When I was four, my mom told me that I should "kiss Nana because this will probably be her last Christmas". It became something we said, not something we actually believed. Until now.
Weird.
I remember "Nana kisses"...her lips puckered so much that it was practically a fish-face...
I remember getting cards from her and laughing at how many times a sentence was underlined...or my Christmas card last year that had EVERY WORD underlined...she really meant that card.
I remember talking at the top of my lungs and her still only barely being able to hear me. I can picture my Papa's face over her shoulder...he and I laughing at the joke that she didn't get...
Weird.
I remember when she and Grandpa moved out of their house and we went to "claim" things...I took the cuckoo clock (which has so many memories that I'm not sure how I was lucky enough to get it)...I also took the love birds, which I am constantly made fun of for, but now seem like such valuable items...I also remember putting her fake boobs (she had a double-mastectomy) in my shirt...first as bra padding, then as shoulder pads...funny.
I remember eating food at her house for Christmas dinner...gnocchi...which, though the years we began to refer to as "n-yucky" because she had just lost her touch...hours of sitting at her house with promise of a McDonald's drive-thru on the way home since we hadn't eaten enough to make us full.
I remember going to her house and being asked at least a dozen times if we were hungry...and, even though we would say we had just eaten, she was already making a sandwich.
I remember drinking a Coke at her house...and it was slightly off...then, looking at the can, we realized it was from the 1980 Olympics (oh, and this was in 1999).
Weird.
I read my aunt Sarah's blog tonight and it said, "My Last Letter From Nana" and I thought, did she die? Being on the other side of the world, I'm not as easily reachable for important news (texts don't make it to Africa). There was no way she had died. She was never going to die.
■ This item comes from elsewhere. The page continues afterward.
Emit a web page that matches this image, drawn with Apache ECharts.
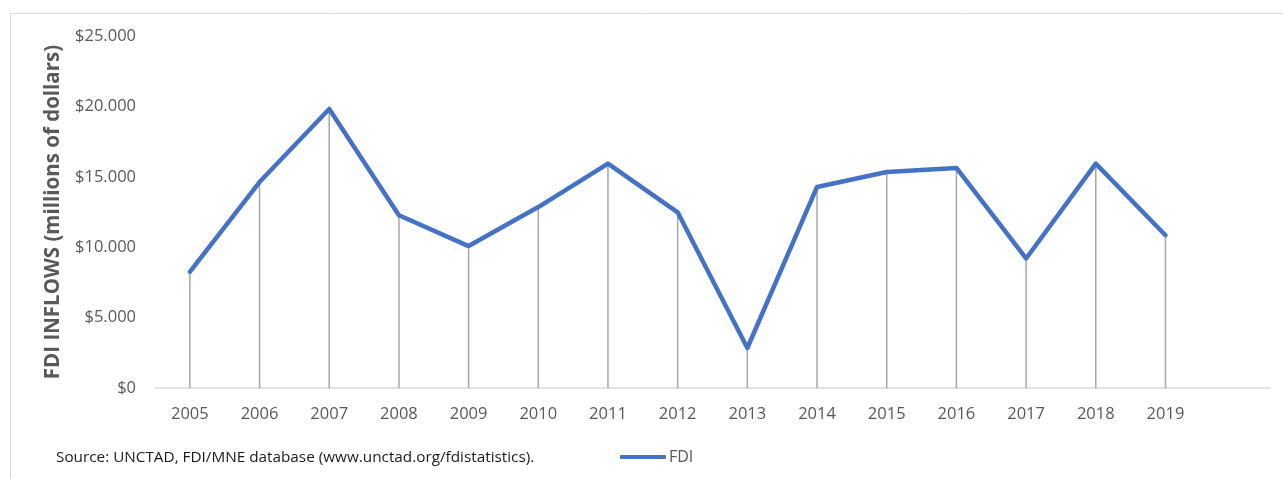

They've been threatening me with her fake-inevitable-death since I was a kid.
Weird.
I guess I really thought it was never going to happen.
I definitely didn't think I would be so sad when it did.
She was 95. She lived a long, long life.
She has so many stories...and such a great legacy...
Weird that she's not around anymore.
I call dibs on the scrapbook that has the photo of her and Grandpa with the chained-up bear.